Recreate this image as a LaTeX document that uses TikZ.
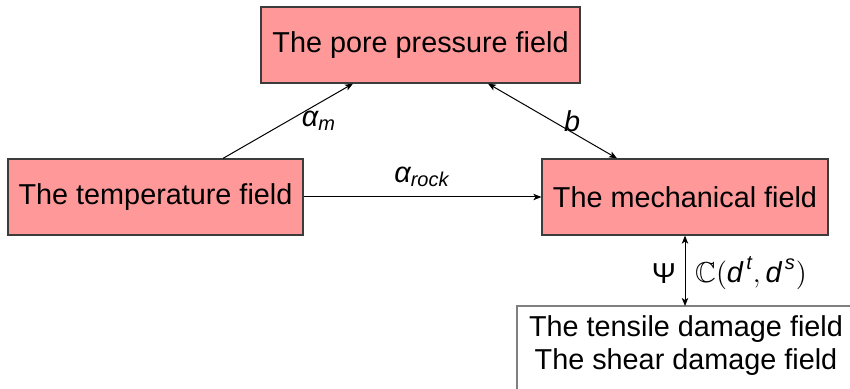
\documentclass[tikz,border=0pt]{standalone}
\usepackage{amsmath,amssymb}
\usepackage{fontspec}
\setmainfont{Liberation Sans}
\usetikzlibrary{arrows.meta}
\definecolor{boxpink}{HTML}{FF9999}
\definecolor{boxedge}{HTML}{3C3C3C}
\definecolor{damageedge}{HTML}{808080}
\tikzset{
  txt/.style={font=\fontsize{14.4}{16.5}\selectfont},
  field/.style={txt, draw=boxedge, fill=boxpink, line width=0.6pt,
    minimum height=38pt, inner sep=0pt},
  damagetext/.style={txt, inner xsep=0pt, inner ysep=4.5pt, align=center, anchor=north},
  damageframe/.style={draw=damageedge, fill=white, line width=0.6pt},
  tip/.tip={Stealth[length=4pt,width=3.2pt,inset=1pt]},
  link/.style={line width=0.5pt, -tip},
  bilink/.style={line width=0.5pt, tip-tip},
  lbl/.style={txt, inner sep=0pt}
}
\begin{document}
\begin{tikzpicture}[x=0.5pt,y=-0.5pt]
\useasboundingbox (0,0) rectangle (850,389);
\clip (0,0) rectangle (850,389);

% damage box frame, running past the lower right corner
\draw[damageframe] (517,306) rectangle (880,420);

% coupled fields
\node[field, minimum width=159.5pt] (pore) at (420.5,45) {The pore pressure field};
\node[field, minimum width=147.5pt] (temp) at (155.5,197) {The temperature field};
\node[field, minimum width=143pt] (mech) at (685,197) {The mechanical field};
\node[damagetext] (dmg) at (686,306) {The tensile damage field\\The shear damage field};

% couplings
\draw[link] ([xshift=33.75pt]temp.north) -- ([xshift=-33.75pt]pore.south);
\draw[bilink] ([xshift=33.75pt]pore.south) -- ([xshift=-34pt]mech.north);
\draw[link] (temp.east) -- (mech.west);
\draw[bilink] (mech.south) -- (mech.south |- dmg.north);

% coupling coefficients
\node[lbl] (am) at (319,121) {$\textit{α}_{\textit{m}}$};
\node[lbl] (bb) at (572,121) {$\textit{b}$};
\node[lbl] (ar) at (422,177) {$\textit{α}_{\textit{rock}}$};
\node[lbl] (psi) at (664,274) {Ψ};
\node[lbl] (cc) at (751,273) {$\mathbb{C}(\textit{d}^{\,\textit{t}},\textit{d}^{\,\textit{s}})$};
\end{tikzpicture}
\end{document}
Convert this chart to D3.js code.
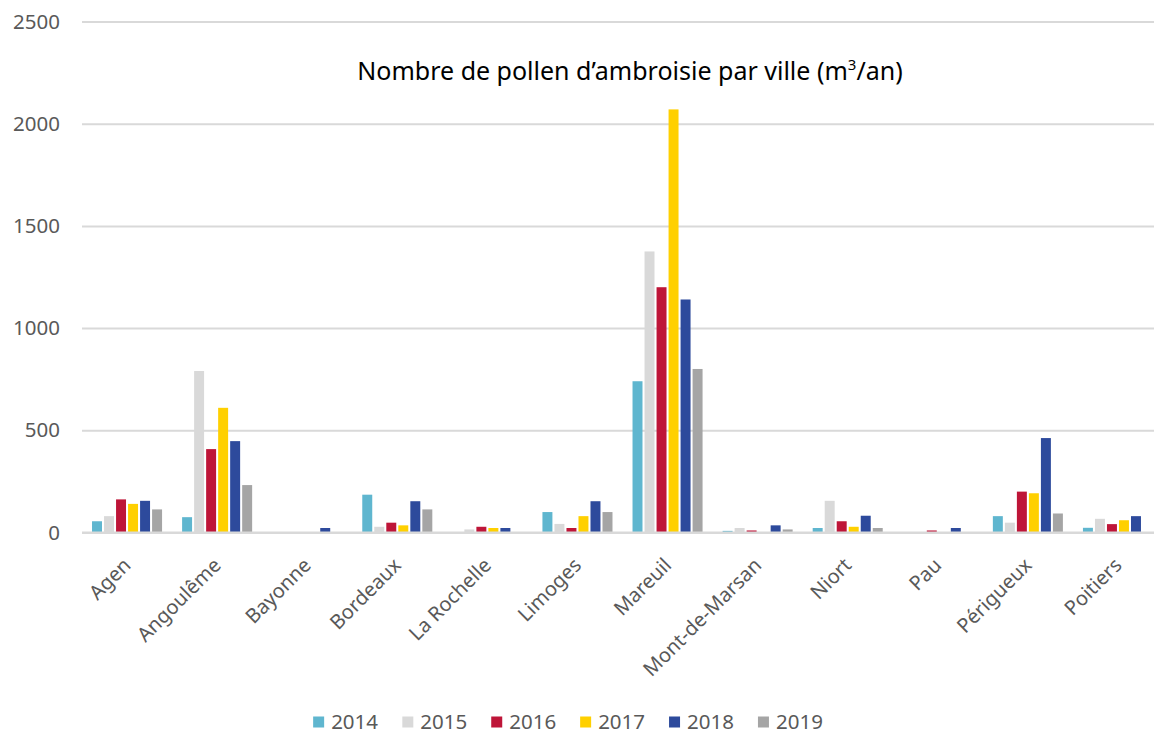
<!DOCTYPE html>
<html>
<head>
<meta charset="utf-8">
<script src="https://cdn.jsdelivr.net/npm/d3@7"></script>
<style>
  html, body { margin: 0; padding: 0; background: #fff; }
  svg { display: block; }
  svg text { font-family: "Noto Sans", "Open Sans", sans-serif; }
</style>
</head>
<body>
<svg id="chart" width="1154" height="734"></svg>
<script>
// Cities on the x axis
const cities = ["Agen", "Angoulême", "Bayonne", "Bordeaux", "La Rochelle", "Limoges",
  "Mareuil", "Mont-de-Marsan", "Niort", "Pau", "Périgueux", "Poitiers"];

// Years (one bar per year in each city group)
const years = ["2014", "2015", "2016", "2017", "2018", "2019"];

// Annual ragweed pollen counts per city, one array per year
const v2014 = [55, 75, 0, 185, 0, 100, 740, 8, 22, 0, 80, 23];
const v2015 = [80, 790, 0, 28, 15, 42, 1375, 22, 155, 0, 48, 67];
const v2016 = [162, 408, 0, 48, 28, 22, 1200, 10, 55, 10, 200, 41];
const v2017 = [140, 610, 0, 35, 22, 80, 2070, 0, 28, 0, 192, 60];
const v2018 = [155, 447, 22, 153, 22, 153, 1140, 35, 82, 22, 462, 80];
const v2019 = [113, 232, 0, 113, 0, 100, 800, 15, 22, 0, 93, 0];

const yTicks = [0, 500, 1000, 1500, 2000, 2500];
const colors = ["#5fb6cf", "#d9d9d9", "#be1538", "#ffd000", "#2d4a9c", "#a5a5a5"];

const seriesValues = [v2014, v2015, v2016, v2017, v2018, v2019];
const rows = cities.map((c, i) => ({
  city: c,
  values: years.map((y, k) => ({ year: y, value: seriesValues[k][i] }))
}));

const W = 1154;
const svg = d3.select("#chart");
const plot = { left: 82, right: 1163, top: 21.5, bottom: 532.5 };

// One band per city; bars sit in the middle of each band
const x = d3.scaleBand().domain(cities).range([plot.left, plot.right]).padding(0);
const xi = d3.scaleBand().domain(years).range([9, x.bandwidth() - 9]).paddingInner(0.17).paddingOuter(0.085);
const y = d3.scaleLinear().domain([0, 2500]).range([plot.bottom, plot.top]);
const color = d3.scaleOrdinal().domain(years).range(colors);

// Horizontal gridlines with tick labels
const yAxis = d3.axisLeft(y).tickValues(yTicks).tickFormat(d3.format("d"))
  .tickSize(-(W - plot.left)).tickPadding(22);
const gy = svg.append("g").attr("transform", `translate(${plot.left},0)`).call(yAxis)
  .attr("font-family", null).attr("font-size", null);
gy.select(".domain").remove();
gy.selectAll(".tick line").attr("stroke", "#d9d9d9").attr("stroke-width", 2);
gy.selectAll(".tick text").attr("fill", "#595959").style("font-size", "20.5px");

// Grouped bars
const groups = svg.append("g").selectAll("g").data(rows).join("g")
  .attr("transform", d => `translate(${x(d.city)},0)`);
groups.selectAll("rect").data(d => d.values).join("rect")
  .attr("x", d => xi(d.year))
  .attr("width", xi.bandwidth())
  .attr("y", d => y(d.value))
  .attr("height", d => y(0) - y(d.value))
  .attr("fill", d => color(d.year));

// Baseline redrawn over the bars
svg.append("line")
  .attr("x1", plot.left).attr("x2", W)
  .attr("y1", y(0)).attr("y2", y(0))
  .attr("stroke", "#d9d9d9").attr("stroke-width", 2);

// Category labels rotated 45°
const xAxis = d3.axisBottom(x).tickSize(0).tickPadding(0);
const gx = svg.append("g").attr("transform", `translate(0,${plot.bottom})`).call(xAxis)
  .attr("font-family", null).attr("font-size", null);
gx.select(".domain").remove();
gx.selectAll(".tick text")
  .attr("fill", "#595959").style("font-size", "20px")
  .attr("text-anchor", "end")
  .attr("dy", 0).attr("y", 0)
  .attr("transform", "translate(5,34) rotate(-45)");

// Title
const title = svg.append("text")
  .attr("x", 630).attr("y", 80)
  .attr("text-anchor", "middle")
  .style("font-size", "25px").attr("fill", "#000");
title.append("tspan").text("Nombre de pollen d’ambroisie par ville (m");
title.append("tspan").text("3").style("font-size", "15px").attr("dy", -10);
title.append("tspan").text("/an)").attr("dy", 10);

// Legend
const legend = svg.append("g").attr("transform", "translate(0,722)");
const items = legend.selectAll("g").data(years).join("g");
items.append("rect").attr("width", 11).attr("height", 11).attr("y", -5.5)
  .attr("fill", d => color(d));
items.append("text").attr("x", 18).attr("dy", "0.36em")
  .style("font-size", "20.5px").attr("fill", "#595959").text(d => d);
const gap = 24;
const widths = [];
items.each(function () { widths.push(this.getBBox().width); });
const total = d3.sum(widths) + gap * (widths.length - 1);
let cx = 568 - total / 2;
items.attr("transform", (d, i) => {
  const t = `translate(${cx},0)`;
  cx += widths[i] + gap;
  return t;
});
</script>
</body>
</html>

* * * * * * *

### AIM
Transcribe each line above verbatim, with the pictures left out.

### ANSWER TO THE EXERCISE
Recreate this image as a LaTeX document that uses TikZ.
\documentclass[tikz,border=0pt]{standalone}
\usepackage{amsmath,amssymb}
\usepackage{fontspec}
\setmainfont{Liberation Sans}
\usetikzlibrary{arrows.meta}
\definecolor{boxpink}{HTML}{FF9999}
\definecolor{boxedge}{HTML}{3C3C3C}
\definecolor{damageedge}{HTML}{808080}
\tikzset{
  txt/.style={font=\fontsize{14.4}{16.5}\selectfont},
  field/.style={txt, draw=boxedge, fill=boxpink, line width=0.6pt,
    minimum height=38pt, inner sep=0pt},
  damagetext/.style={txt, inner xsep=0pt, inner ysep=4.5pt, align=center, anchor=north},
  damageframe/.style={draw=damageedge, fill=white, line width=0.6pt},
  tip/.tip={Stealth[length=4pt,width=3.2pt,inset=1pt]},
  link/.style={line width=0.5pt, -tip},
  bilink/.style={line width=0.5pt, tip-tip},
  lbl/.style={txt, inner sep=0pt}
}
\begin{document}
\begin{tikzpicture}[x=0.5pt,y=-0.5pt]
\useasboundingbox (0,0) rectangle (850,389);
\clip (0,0) rectangle (850,389);

% damage box frame, running past the lower right corner
\draw[damageframe] (517,306) rectangle (880,420);

% coupled fields
\node[field, minimum width=159.5pt] (pore) at (420.5,45) {The pore pressure field};
\node[field, minimum width=147.5pt] (temp) at (155.5,197) {The temperature field};
\node[field, minimum width=143pt] (mech) at (685,197) {The mechanical field};
\node[damagetext] (dmg) at (686,306) {The tensile damage field\\The shear damage field};

% couplings
\draw[link] ([xshift=33.75pt]temp.north) -- ([xshift=-33.75pt]pore.south);
\draw[bilink] ([xshift=33.75pt]pore.south) -- ([xshift=-34pt]mech.north);
\draw[link] (temp.east) -- (mech.west);
\draw[bilink] (mech.south) -- (mech.south |- dmg.north);

% coupling coefficients
\node[lbl] (am) at (319,121) {$\textit{α}_{\textit{m}}$};
\node[lbl] (bb) at (572,121) {$\textit{b}$};
\node[lbl] (ar) at (422,177) {$\textit{α}_{\textit{rock}}$};
\node[lbl] (psi) at (664,274) {Ψ};
\node[lbl] (cc) at (751,273) {$\mathbb{C}(\textit{d}^{\,\textit{t}},\textit{d}^{\,\textit{s}})$};
\end{tikzpicture}
\end{document}
Convert this chart to D3.js code.
<!DOCTYPE html>
<html>
<head>
<meta charset="utf-8">
<script src="https://cdn.jsdelivr.net/npm/d3@7"></script>
<style>
  html, body { margin: 0; padding: 0; background: #fff; }
  svg { display: block; }
  svg text { font-family: "Noto Sans", "Open Sans", sans-serif; }
</style>
</head>
<body>
<svg id="chart" width="1154" height="734"></svg>
<script>
// Cities on the x axis
const cities = ["Agen", "Angoulême", "Bayonne", "Bordeaux", "La Rochelle", "Limoges",
  "Mareuil", "Mont-de-Marsan", "Niort", "Pau", "Périgueux", "Poitiers"];

// Years (one bar per year in each city group)
const years = ["2014", "2015", "2016", "2017", "2018", "2019"];

// Annual ragweed pollen counts per city, one array per year
const v2014 = [55, 75, 0, 185, 0, 100, 740, 8, 22, 0, 80, 23];
const v2015 = [80, 790, 0, 28, 15, 42, 1375, 22, 155, 0, 48, 67];
const v2016 = [162, 408, 0, 48, 28, 22, 1200, 10, 55, 10, 200, 41];
const v2017 = [140, 610, 0, 35, 22, 80, 2070, 0, 28, 0, 192, 60];
const v2018 = [155, 447, 22, 153, 22, 153, 1140, 35, 82, 22, 462, 80];
const v2019 = [113, 232, 0, 113, 0, 100, 800, 15, 22, 0, 93, 0];

const yTicks = [0, 500, 1000, 1500, 2000, 2500];
const colors = ["#5fb6cf", "#d9d9d9", "#be1538", "#ffd000", "#2d4a9c", "#a5a5a5"];

const seriesValues = [v2014, v2015, v2016, v2017, v2018, v2019];
const rows = cities.map((c, i) => ({
  city: c,
  values: years.map((y, k) => ({ year: y, value: seriesValues[k][i] }))
}));

const W = 1154;
const svg = d3.select("#chart");
const plot = { left: 82, right: 1163, top: 21.5, bottom: 532.5 };

// One band per city; bars sit in the middle of each band
const x = d3.scaleBand().domain(cities).range([plot.left, plot.right]).padding(0);
const xi = d3.scaleBand().domain(years).range([9, x.bandwidth() - 9]).paddingInner(0.17).paddingOuter(0.085);
const y = d3.scaleLinear().domain([0, 2500]).range([plot.bottom, plot.top]);
const color = d3.scaleOrdinal().domain(years).range(colors);

// Horizontal gridlines with tick labels
const yAxis = d3.axisLeft(y).tickValues(yTicks).tickFormat(d3.format("d"))
  .tickSize(-(W - plot.left)).tickPadding(22);
const gy = svg.append("g").attr("transform", `translate(${plot.left},0)`).call(yAxis)
  .attr("font-family", null).attr("font-size", null);
gy.select(".domain").remove();
gy.selectAll(".tick line").attr("stroke", "#d9d9d9").attr("stroke-width", 2);
gy.selectAll(".tick text").attr("fill", "#595959").style("font-size", "20.5px");

// Grouped bars
const groups = svg.append("g").selectAll("g").data(rows).join("g")
  .attr("transform", d => `translate(${x(d.city)},0)`);
groups.selectAll("rect").data(d => d.values).join("rect")
  .attr("x", d => xi(d.year))
  .attr("width", xi.bandwidth())
  .attr("y", d => y(d.value))
  .attr("height", d => y(0) - y(d.value))
  .attr("fill", d => color(d.year));

// Baseline redrawn over the bars
svg.append("line")
  .attr("x1", plot.left).attr("x2", W)
  .attr("y1", y(0)).attr("y2", y(0))
  .attr("stroke", "#d9d9d9").attr("stroke-width", 2);

// Category labels rotated 45°
const xAxis = d3.axisBottom(x).tickSize(0).tickPadding(0);
const gx = svg.append("g").attr("transform", `translate(0,${plot.bottom})`).call(xAxis)
  .attr("font-family", null).attr("font-size", null);
gx.select(".domain").remove();
gx.selectAll(".tick text")
  .attr("fill", "#595959").style("font-size", "20px")
  .attr("text-anchor", "end")
  .attr("dy", 0).attr("y", 0)
  .attr("transform", "translate(5,34) rotate(-45)");

// Title
const title = svg.append("text")
  .attr("x", 630).attr("y", 80)
  .attr("text-anchor", "middle")
  .style("font-size", "25px").attr("fill", "#000");
title.append("tspan").text("Nombre de pollen d’ambroisie par ville (m");
title.append("tspan").text("3").style("font-size", "15px").attr("dy", -10);
title.append("tspan").text("/an)").attr("dy", 10);

// Legend
const legend = svg.append("g").attr("transform", "translate(0,722)");
const items = legend.selectAll("g").data(years).join("g");
items.append("rect").attr("width", 11).attr("height", 11).attr("y", -5.5)
  .attr("fill", d => color(d));
items.append("text").attr("x", 18).attr("dy", "0.36em")
  .style("font-size", "20.5px").attr("fill", "#595959").text(d => d);
const gap = 24;
const widths = [];
items.each(function () { widths.push(this.getBBox().width); });
const total = d3.sum(widths) + gap * (widths.length - 1);
let cx = 568 - total / 2;
items.attr("transform", (d, i) => {
  const t = `translate(${cx},0)`;
  cx += widths[i] + gap;
  return t;
});
</script>
</body>
</html>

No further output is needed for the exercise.